Die Beratung hilft also – aber längst nicht alle, die sie bräuchten, erhalten sie. Die durchschnittliche Wartezeit betrug im Berichtsjahr 25 Tage, die Frist, die zwischen dem ersten und dem zweiten Termin verstrich, nochmals 22 Tage. Acht Wochen Wartezeit sind jedoch nicht selten, über 100 Klienten warteten noch länger. Nur die akuten Notfälle einen Soforttermin – als Beispiel nannte Heesen einen Notalarm der Schulsozialarbeit, die von einem Mädchen auf Suiziddrohungen einer Mitschülerin im sozialen Netzwerk aufmerksam gemacht worden war. 2013 gab es insgesamt 26 solche Akutberatungen.

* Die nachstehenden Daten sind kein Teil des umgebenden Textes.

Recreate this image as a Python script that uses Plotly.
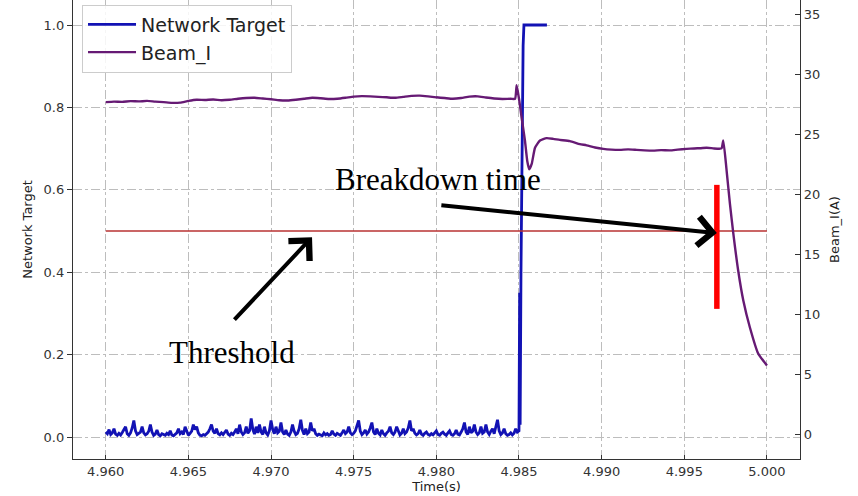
import plotly.graph_objects as go

# ---------------- data ----------------
# Network target output, sampled every 0.1 ms from 4.960 s to 4.985 s
target_start = 4.960
target_step = 0.0001
target_noise = [
    0.012, 0.008, 0.018, 0.006, 0.010, 0.020, 0.007, 0.004, 0.009, 0.005,
    0.011, 0.020, 0.025, 0.008, 0.004, 0.010, 0.022, 0.040, 0.015, 0.006,
    0.009, 0.012, 0.025, 0.010, 0.005, 0.008, 0.014, 0.030, 0.012, 0.004,
    0.007, 0.017, 0.006, 0.003, 0.008, 0.005, 0.004, 0.009, 0.006, 0.015,
    0.005, 0.003, 0.007, 0.010, 0.020, 0.008, 0.012, 0.006, 0.025, 0.012,
    0.004, 0.009, 0.014, 0.030, 0.018, 0.025, 0.010, 0.004, 0.003, 0.006,
    0.004, 0.008, 0.012, 0.020, 0.030, 0.014, 0.009, 0.020, 0.008, 0.005,
    0.010, 0.006, 0.012, 0.017, 0.007, 0.004, 0.009, 0.006, 0.012, 0.020,
    0.008, 0.030, 0.012, 0.006, 0.010, 0.025, 0.009, 0.015, 0.045, 0.018,
    0.007, 0.025, 0.010, 0.030, 0.012, 0.006, 0.025, 0.010, 0.005, 0.015,
    0.040, 0.018, 0.008, 0.025, 0.010, 0.014, 0.035, 0.012, 0.006, 0.017,
    0.007, 0.004, 0.012, 0.030, 0.014, 0.006, 0.009, 0.020, 0.042, 0.016,
    0.006, 0.020, 0.008, 0.012, 0.035, 0.015, 0.020, 0.008, 0.004, 0.007,
    0.005, 0.003, 0.010, 0.005, 0.008, 0.004, 0.006, 0.015, 0.007, 0.004,
    0.009, 0.006, 0.004, 0.010, 0.017, 0.008, 0.012, 0.025, 0.010, 0.006,
    0.009, 0.015, 0.028, 0.040, 0.014, 0.006, 0.010, 0.017, 0.007, 0.012,
    0.022, 0.035, 0.012, 0.006, 0.020, 0.009, 0.005, 0.017, 0.008, 0.004,
    0.010, 0.014, 0.025, 0.010, 0.006, 0.012, 0.025, 0.012, 0.005, 0.009,
    0.020, 0.008, 0.012, 0.022, 0.040, 0.015, 0.020, 0.009, 0.005, 0.008,
    0.017, 0.007, 0.004, 0.009, 0.012, 0.006, 0.004, 0.008, 0.005, 0.010,
    0.015, 0.006, 0.004, 0.009, 0.012, 0.007, 0.004, 0.010, 0.015, 0.006,
    0.004, 0.008, 0.017, 0.007, 0.005, 0.012, 0.020, 0.035, 0.012, 0.006,
    0.025, 0.010, 0.014, 0.030, 0.012, 0.006, 0.010, 0.025, 0.009, 0.012,
    0.030, 0.012, 0.006, 0.014, 0.020, 0.008, 0.022, 0.042, 0.015, 0.006,
    0.010, 0.020, 0.008, 0.004, 0.006, 0.010, 0.005, 0.009, 0.020, 0.012,
    0.015,
]
# Transition of the network target after 4.985 s
jump_t = [4.98504, 4.98507, 4.98512, 4.98525, 4.98530, 4.98669]
jump_v = [0.35, 0.03, 0.40, 0.95, 1.00, 1.00]

# Beam current (A)
beam_t = [
    4.9600, 4.9605, 4.9610, 4.9615, 4.9620, 4.9625, 4.9630, 4.9635, 4.9640, 4.9645,
    4.9650, 4.9655, 4.9660, 4.9665, 4.9670, 4.9675, 4.9680, 4.9685, 4.9690, 4.9695,
    4.9700, 4.9705, 4.9710, 4.9715, 4.9720, 4.9725, 4.9730, 4.9735, 4.9740, 4.9745,
    4.9750, 4.9755, 4.9760, 4.9765, 4.9770, 4.9775, 4.9780, 4.9785, 4.9790, 4.9795,
    4.9800, 4.9805, 4.9810, 4.9815, 4.9820, 4.9825, 4.9830, 4.9835, 4.9840, 4.9845,
    4.98476, 4.98486, 4.98502, 4.98516, 4.98536, 4.98550, 4.98562, 4.98577, 4.98597,
    4.98627, 4.98667, 4.98707, 4.98747, 4.98808, 4.98868, 4.98909, 4.98960, 4.99010,
    4.99060, 4.99110, 4.99160, 4.99212, 4.99260, 4.99312, 4.99360, 4.99413, 4.99460,
    4.99514, 4.99560, 4.99600, 4.99635, 4.99680, 4.99716, 4.99726, 4.99736, 4.99756,
    4.99776, 4.99796, 4.99826, 4.99857, 4.99897, 4.99947, 5.00000,
]
beam_i = [
    27.70, 27.74, 27.72, 27.78, 27.76, 27.80, 27.74, 27.70, 27.64, 27.66,
    27.80, 27.90, 27.88, 27.92, 27.86, 27.90, 27.98, 28.04, 28.06, 28.00,
    27.94, 27.86, 27.84, 27.90, 27.98, 28.06, 28.02, 27.96, 27.98, 28.06,
    28.16, 28.20, 28.18, 28.14, 28.10, 28.06, 28.14, 28.22, 28.24, 28.18,
    28.10, 28.04, 27.98, 28.04, 28.16, 28.18, 28.08, 28.00, 27.96, 27.98,
    27.97, 29.10, 27.80, 26.40, 24.50, 22.80, 22.10, 22.55, 23.90,
    24.50, 24.70, 24.64, 24.55, 24.45, 24.20, 24.10, 23.92, 23.80,
    23.74, 23.72, 23.76, 23.72, 23.68, 23.66, 23.70, 23.68, 23.74,
    23.80, 23.84, 23.86, 23.90, 23.84, 23.82, 23.86, 24.50, 22.00,
    19.25, 16.83, 13.67, 11.17, 8.92, 6.75, 5.75,
]

threshold = 0.5
threshold_span = [4.960, 5.000]
breakdown_t = 4.99697
breakdown_bar = [0.311, 0.612]

x_ticks = [4.960, 4.965, 4.970, 4.975, 4.980, 4.985, 4.990, 4.995, 5.000]
left_ticks = [0.0, 0.2, 0.4, 0.6, 0.8, 1.0]
right_ticks = [0, 5, 10, 15, 20, 25, 30, 35]

# ---------------- figure ----------------
target_t = [target_start + k * target_step for k in range(len(target_noise))] + jump_t
target_v = target_noise + jump_v

TARGET_COLOR = "#1212b4"
BEAM_COLOR = "#661a74"
FONT = "DejaVu Sans"

fig = go.Figure()
fig.add_trace(go.Scatter(
    x=target_t, y=target_v, mode="lines", name="Network Target",
    line=dict(color=TARGET_COLOR, width=2.8), yaxis="y",
))
fig.add_trace(go.Scatter(
    x=beam_t, y=beam_i, mode="lines", name="Beam_I",
    line=dict(color=BEAM_COLOR, width=2.4, shape="spline", smoothing=0.5), yaxis="y2",
))
fig.add_trace(go.Scatter(
    x=threshold_span, y=[threshold, threshold], mode="lines", showlegend=False,
    line=dict(color="#b83232", width=1.6), yaxis="y",
))
fig.add_trace(go.Scatter(
    x=[breakdown_t, breakdown_t], y=breakdown_bar, mode="lines", showlegend=False,
    line=dict(color="#ff0000", width=5.5), yaxis="y",
))

grid = dict(showgrid=True, gridcolor="#bdbdbd", gridwidth=1, griddash="dashdot")
fig.update_layout(
    width=858, height=496,
    margin=dict(l=73, r=58, t=0, b=37),
    paper_bgcolor="white", plot_bgcolor="white",
    font=dict(family=FONT, size=13, color="#333333"),
    xaxis=dict(
        range=[4.95802, 5.00200], tickvals=x_ticks,
        ticktext=[f"{v:.3f}" for v in x_ticks],
        showline=True, linecolor="#333333", linewidth=1.3, mirror=False,
        ticks="inside", ticklen=4, tickcolor="#333333",
        title=dict(text="Time(s)", standoff=1, font=dict(size=13, color="#222222")),
        zeroline=False, **grid,
    ),
    yaxis=dict(
        range=[-0.0534, 1.0607], tickvals=left_ticks,
        ticktext=[f"{v:.1f}" for v in left_ticks],
        showline=True, linecolor="#333333", linewidth=1.3,
        ticks="outside", ticklen=5, tickcolor="#333333",
        title=dict(text="Network Target", standoff=8, font=dict(size=13, color="#222222")),
        zeroline=False, **grid,
    ),
    yaxis2=dict(
        range=[-2.04, 36.21], tickvals=right_ticks,
        overlaying="y", side="right",
        showline=True, linecolor="#333333", linewidth=1.3,
        ticks="inside", ticklen=5, tickcolor="#333333",
        showgrid=False, zeroline=False,
        title=dict(text="Beam_I(A)", standoff=10, font=dict(size=13, color="#222222")),
    ),
    legend=dict(
        x=0.0124, y=0.99, xanchor="left", yanchor="top",
        bgcolor="rgba(255,255,255,0.85)", bordercolor="#cccccc", borderwidth=1,
        font=dict(family=FONT, size=19, color="#222222"),
        itemwidth=48, tracegroupgap=0,
    ),
    showlegend=True,
)

# Text labels and arrows
serif = dict(family="Liberation Serif", size=31, color="black")
fig.add_annotation(x=4.98010, y=0.626, xref="x", yref="y", text="Breakdown time",
                   showarrow=False, font=serif)
fig.add_annotation(x=4.96761, y=0.204, xref="x", yref="y", text="Threshold",
                   showarrow=False, font=serif)
fig.add_annotation(x=4.99697, y=0.495, xref="x", yref="y", text="",
                   showarrow=True, ax=-277, ay=-28, arrowhead=4, arrowsize=1.4,
                   arrowwidth=4, arrowcolor="black", standoff=0)
fig.add_annotation(x=4.97248, y=0.485, xref="x", yref="y", text="",
                   showarrow=True, ax=-79, ay=84, arrowhead=4, arrowsize=1.4,
                   arrowwidth=4, arrowcolor="black", standoff=0)

fig.write_html("out.html")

Die meisten aber müssten warten und die akute Krise erst einmal aussitzen.Was tun? Stephan Heesen wäre glücklich über mehr Personal – in der derzeitigen Besetzung sei an eine Erhöhung der Schlagzahl nicht zu denken. Oberbürgermeister Jürgen Gneveckow und die Kreisräte, die dem Ausschuss angehören, versprachen, dieses Problem so bald wie möglich im Kreistag aufs Tapet zu bringen.